Add to that the leaks involving AY-102 and other tanks at the site, and watchdog groups, politicians and others are left wondering: Will Hanford ever really be free of its waste? If not, what will its environmental impact be on important waterways, towns and generations to come?

There’s more in the AP article, such as this:

In all, since that very first leak in the 1950s, at least 69 tanks are known to have excreted more than 1 million gallons of waste — and possibly far more — into the soil.

Not to worry:

The groundwater at Hanford already is contaminated, but scientists gauge the risks to be minimal because it would take decades for contaminants already in the soil to reach the Columbia River, the largest waterway in the Pacific Northwest. The closest tank sits 5 miles from the river, home to endangered fish and a source of drinking water for some 175,000 people immediately downstream.

So “minimal” means “your children and grandchildren will have a contaminated river”.

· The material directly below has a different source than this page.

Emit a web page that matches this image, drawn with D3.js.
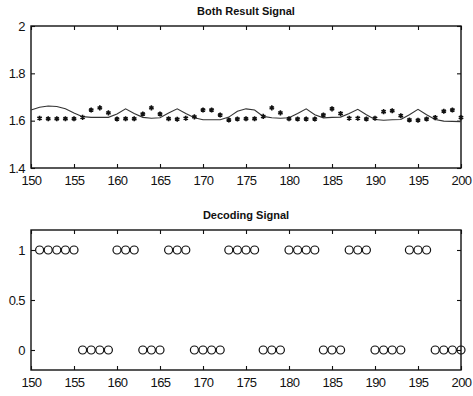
<!DOCTYPE html>
<html>
<head>
<meta charset="utf-8">
<script src="https://cdn.jsdelivr.net/npm/d3@7"></script>
<style>
  body { margin: 0; background: #fff; }
  svg { display: block; }
</style>
</head>
<body>
<svg id="chart" width="473" height="396"></svg>
<script>
// sample index axis
const lineSamples = d3.range(150, 201);   // 150..200, line
const dotSamples = d3.range(151, 201);    // 151..200, markers

// Both Result Signal: smoothed line
const resultLine = [
  1.645, 1.657, 1.662, 1.660, 1.650, 1.632, 1.617, 1.614, 1.614, 1.614,
  1.628, 1.650, 1.630, 1.614, 1.610, 1.612, 1.632, 1.650, 1.630, 1.612,
  1.604, 1.604, 1.604, 1.615, 1.640, 1.650, 1.645, 1.618, 1.612, 1.610,
  1.612, 1.630, 1.650, 1.625, 1.612, 1.614, 1.615, 1.630, 1.648, 1.625,
  1.605, 1.602, 1.604, 1.605, 1.625, 1.648, 1.625, 1.605, 1.598, 1.597,
  1.596
];

// Both Result Signal: received samples (*)
const resultDots = [
  1.610, 1.608, 1.608, 1.608, 1.608, 1.614, 1.645, 1.654, 1.633, 1.607,
  1.608, 1.608, 1.628, 1.654, 1.628, 1.608, 1.606, 1.610, 1.616, 1.645,
  1.645, 1.624, 1.603, 1.607, 1.608, 1.608, 1.618, 1.654, 1.633, 1.608,
  1.607, 1.607, 1.607, 1.624, 1.650, 1.630, 1.610, 1.610, 1.607, 1.610,
  1.638, 1.642, 1.621, 1.603, 1.602, 1.607, 1.613, 1.640, 1.645, 1.613
];

// Decoding Signal bits (o)
const decodedBits = [
  1, 1, 1, 1, 1, 0, 0, 0, 0, 1,
  1, 1, 0, 0, 0, 1, 1, 1, 0, 0,
  0, 0, 1, 1, 1, 1, 0, 0, 0, 1,
  1, 1, 1, 0, 0, 0, 1, 1, 1, 0,
  0, 0, 0, 1, 1, 1, 0, 0, 0, 0
];

const xTicks = [150, 155, 160, 165, 170, 175, 180, 185, 190, 195, 200];
const topYTicks = [1.4, 1.6, 1.8, 2];
const bottomYTicks = [0, 0.5, 1];
const titles = ["Both Result Signal", "Decoding Signal"];

const font = '"Liberation Sans", Arial, sans-serif';
const ink = "#111";

const svg = d3.select("#chart");
const left = 31, right = 461;

function panel(top, bottom, yDomain, yTicks, yFmt, title) {
  const x = d3.scaleLinear().domain([150, 200]).range([left, right]);
  const y = d3.scaleLinear().domain(yDomain).range([bottom, top]);
  const g = svg.append("g");

  // box
  g.append("rect")
    .attr("x", left).attr("y", top)
    .attr("width", right - left).attr("height", bottom - top)
    .attr("fill", "none").attr("stroke", ink).attr("stroke-width", 1.4);

  // axes with inward ticks (MATLAB style)
  const styleAxis = sel => {
    sel.select(".domain").remove();
    sel.selectAll("line").attr("stroke", ink).attr("stroke-width", 1.1);
    sel.selectAll("text")
      .style("font-family", font)
      .style("font-size", "13px")
      .style("letter-spacing", "-0.6px")
      .attr("fill", ink);
  };

  g.append("g").attr("transform", `translate(0,${bottom})`)
    .call(d3.axisBottom(x).tickValues(xTicks).tickFormat(d3.format("d"))
      .tickSizeInner(-4).tickSizeOuter(0).tickPadding(8))
    .call(styleAxis);
  g.append("g").attr("transform", `translate(0,${top})`)
    .call(d3.axisTop(x).tickValues(xTicks).tickFormat("")
      .tickSizeInner(-4).tickSizeOuter(0))
    .call(styleAxis);
  g.append("g").attr("transform", `translate(${left},0)`)
    .call(d3.axisLeft(y).tickValues(yTicks).tickFormat(yFmt)
      .tickSizeInner(-4).tickSizeOuter(0).tickPadding(6))
    .call(styleAxis);
  g.append("g").attr("transform", `translate(${right},0)`)
    .call(d3.axisRight(y).tickValues(yTicks).tickFormat("")
      .tickSizeInner(-4).tickSizeOuter(0))
    .call(styleAxis);

  svg.append("text")
    .attr("x", (left + right) / 2)
    .attr("y", top - 11)
    .attr("text-anchor", "middle")
    .style("font-family", font)
    .style("font-size", "11px")
    .style("font-weight", "bold")
    .attr("fill", ink)
    .text(title);

  return { g, x, y };
}

// top panel
const p1 = panel(26, 168, [1.4, 2], topYTicks, d => d === 2 ? "2" : d3.format(".1f")(d), titles[0]);

p1.g.append("path")
  .datum(resultLine)
  .attr("fill", "none")
  .attr("stroke", "#333")
  .attr("stroke-width", 1.1)
  .attr("d", d3.line().x((d, i) => p1.x(lineSamples[i])).y(d => p1.y(d)));

const star = d3.symbol().type(d3.symbolAsterisk).size(18);
p1.g.selectAll("path.dot")
  .data(resultDots)
  .join("path")
  .attr("class", "dot")
  .attr("transform", (d, i) => `translate(${p1.x(dotSamples[i])},${p1.y(d)})`)
  .attr("d", star)
  .attr("fill", "none")
  .attr("stroke", ink)
  .attr("stroke-width", 1.6);

// bottom panel
const p2 = panel(230, 370, [-0.2, 1.2], bottomYTicks, d => d === 0.5 ? "0.5" : d3.format("d")(d), titles[1]);

p2.g.selectAll("circle.bit")
  .data(decodedBits)
  .join("circle")
  .attr("class", "bit")
  .attr("cx", (d, i) => p2.x(dotSamples[i]))
  .attr("cy", d => p2.y(d))
  .attr("r", 4)
  .attr("fill", "none")
  .attr("stroke", ink)
  .attr("stroke-width", 1.2);
</script>
</body>
</html>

Plant Hatch, chronically leaking radioactive tritium into groundwater, and same design as Fukushima, is on the Altamaha River. Plant Farley, with radioactive tritium in well water, is just across the Chattahoochee River in Alabama. Plant Vogtle, with direct radiation and airborne radiation on the river bank and on nearby roads, is on the Savannah River, which has detectible radioactivity in the river itself. What about the now-closed Crystal River nuke in north Florida, whose problem nobody wanted to pay to fix was cracked containment concrete: what will stop it from leaking? All are above the Floridan aquifer, the source of our drinking water. Once contamination gets into groundwater, it doesn’t just vanish; it continues to spread.

Have you ever heard of a leaking solar panel? How about a radioactive windmill?